Europa no debería renunciar a sus señas de identidad en la carrera de promocionar sus universidades. Nada que objetar al estudio de lenguas. Todo universitario, alumno o profesor, ha debido hacerlo. Como decía un viejo aforismo latino, quot linguas quis callet, tot homines ualet (cuantas lenguas uno sabe, por tantas personas vale) (García Yebra, 2001). El estudio de las lenguas clásicas, por ejemplo, debería promoverse también. Incluso las instituciones europeas deberían cuestionarse llevar ese estudio más lejos para hacer revivir verdaderamente la conciencia europea. Europa es una realidad cultural como resultado de múltiples contribuciones, tanto de la Antigüedad clásica y la tradición judeocristiana como de la más moderna, y no solo de los países que se propugnan como sus portaestandartes.

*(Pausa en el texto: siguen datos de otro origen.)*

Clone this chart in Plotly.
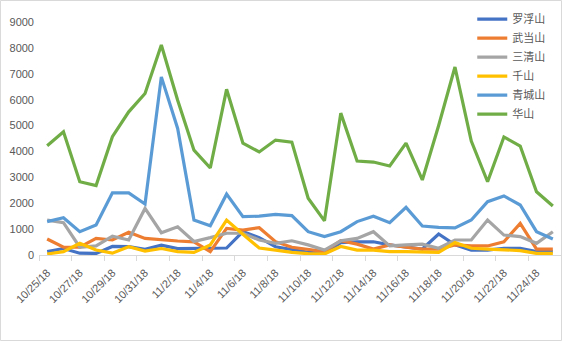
import plotly.graph_objects as go

dates = ["10/25/18","10/26/18","10/27/18","10/28/18","10/29/18","10/30/18","10/31/18",
         "11/1/18","11/2/18","11/3/18","11/4/18","11/5/18","11/6/18","11/7/18","11/8/18",
         "11/9/18","11/10/18","11/11/18","11/12/18","11/13/18","11/14/18","11/15/18",
         "11/16/18","11/17/18","11/18/18","11/19/18","11/20/18","11/21/18","11/22/18",
         "11/23/18","11/24/18","11/25/18"]

luofushan = [130, 250, 70, 60, 330, 320, 220, 380, 250, 250, 260, 270, 900, 670, 320, 200,
             100, 60, 480, 510, 510, 390, 300, 230, 810, 390, 190, 190, 260, 260, 130, 130]
wudangshan = [620, 300, 300, 640, 580, 875, 640, 580, 540, 510, 130, 1030, 965, 1055, 515, 300,
              230, 130, 550, 420, 230, 390, 300, 230, 230, 390, 350, 350, 510, 1220, 230, 230]
sanqingshan = [1350, 1250, 300, 350, 730, 580, 1800, 860, 1090, 520, 670, 840, 840, 580, 450, 550,
               390, 190, 550, 640, 900, 350, 390, 420, 260, 580, 580, 1350, 770, 710, 450, 900]
qianshan = [40, 130, 450, 190, 70, 320, 150, 250, 130, 100, 390, 1350, 800, 270, 190, 100,
            50, 40, 330, 190, 190, 130, 130, 100, 100, 480, 260, 230, 190, 170, 60, 60]
qingchengshan = [1290, 1440, 900, 1160, 2400, 2400, 1970, 6880, 4890, 1350, 1130, 2350, 1480, 1500, 1570, 1520,
                 900, 710, 900, 1290, 1500, 1250, 1840, 1120, 1070, 1050, 1350, 2060, 2280, 1930, 900, 620]
huashan = [4220, 4760, 2830, 2680, 4570, 5530, 6240, 8110, 5980, 4050, 3360, 6400, 4320, 3980, 4440, 4360,
           2190, 1320, 5480, 3630, 3590, 3440, 4320, 2900, 5000, 7260, 4400, 2830, 4560, 4210, 2440, 1890]

names = ["罗浮山", "武当山", "三清山", "千山", "青城山", "华山"]
series = [luofushan, wudangshan, sanqingshan, qianshan, qingchengshan, huashan]
colors = ["#4472C4", "#ED7D31", "#A5A5A5", "#FFC000", "#5B9BD5", "#70AD47"]

idx = list(range(len(dates)))

fig = go.Figure()
for n, s, c in zip(names, series, colors):
    fig.add_trace(go.Scatter(x=idx, y=s, name=n, mode="lines",
                             line=dict(color=c, width=3.2, shape="linear"),
                             hoverinfo="skip"))

label_idx = idx[::2]
fig.update_layout(
    width=563, height=342,
    margin=dict(l=39, r=2, t=22, b=87),
    paper_bgcolor="white", plot_bgcolor="white",
    font=dict(family="Liberation Sans, Arial, sans-serif", size=11, color="#595959"),
    showlegend=True,
    legend=dict(x=0.83, y=1.075, xanchor="left", yanchor="top",
                font=dict(family="Noto Sans CJK SC", size=11, color="#595959"),
                bgcolor="rgba(0,0,0,0)", tracegroupgap=0, itemwidth=30),
    xaxis=dict(range=[-0.5, len(dates) - 0.5], tickmode="array",
               tickvals=label_idx, ticktext=[dates[i] for i in label_idx],
               tickangle=-45, ticks="", showgrid=False, zeroline=False,
               showline=True, linecolor="#D9D9D9", linewidth=1,
               ticklabelstandoff=6,
               tickfont=dict(family="Liberation Sans, Arial, sans-serif", size=11, color="#595959"),
               minor=dict(tickmode="array",
                          tickvals=[i - 0.5 for i in range(0, len(dates) + 1, 2)],
                          ticks="outside", ticklen=5, tickcolor="#D9D9D9", tickwidth=1,
                          showgrid=False)),
    yaxis=dict(range=[0, 9000], dtick=1000, tick0=0, showgrid=False, zeroline=False,
               showline=False, ticks="", ticklabelstandoff=4,
               tickfont=dict(family="Liberation Sans, Arial, sans-serif", size=11, color="#595959")),
    shapes=[dict(type="rect", xref="paper", yref="paper",
                 x0=-0.0738, x1=1.001, y0=-0.367, y1=1.0923,
                 line=dict(color="#D9D9D9", width=1), fillcolor="rgba(0,0,0,0)", layer="below")],
)

fig.write_html("out.html")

A España, por ejemplo, y con ella a Iberoamérica, en cuanto a su papel en el mundo históricamente, se le debe mucho más de lo que injustamente se oculta con fines interesados. Creo que la conexión de España con las universidades de países hispanohablantes de todo el mundo debería hacerse aún más estrecha. El reconocido uso de la lengua inglesa como coiné en el mundo no nos debe hacer perder de vista nuestro gran horizonte que se encuentra en ellas. Potenciar nuestra lengua común en el mundo, favorecer la presencia de publicaciones científicas en nuestro idioma, crear redes competitivas de saber en alianza con instituciones académicas hispanohablantes, y asegurar un espacio, de alcance mundial, de cultura y ciencia en lengua española, constante en el tiempo y fructífero en sus resultados, son ineludibles tareas que deberíamos emprender. Entre ellas y, en primer término, la de recuperar y preservar la verdadera esencia de la Universidad.
El modelo educativo que se quiere imponer se relaciona con la realidad física y moral que representaba el concepto tradicional de Universidad como el cíborg con el ser humano.
Manuel Castells parece no haber escarmentado y estar decidido a repetir el fiasco en nuestro país. La universidad, y los universitarios, sufrirán.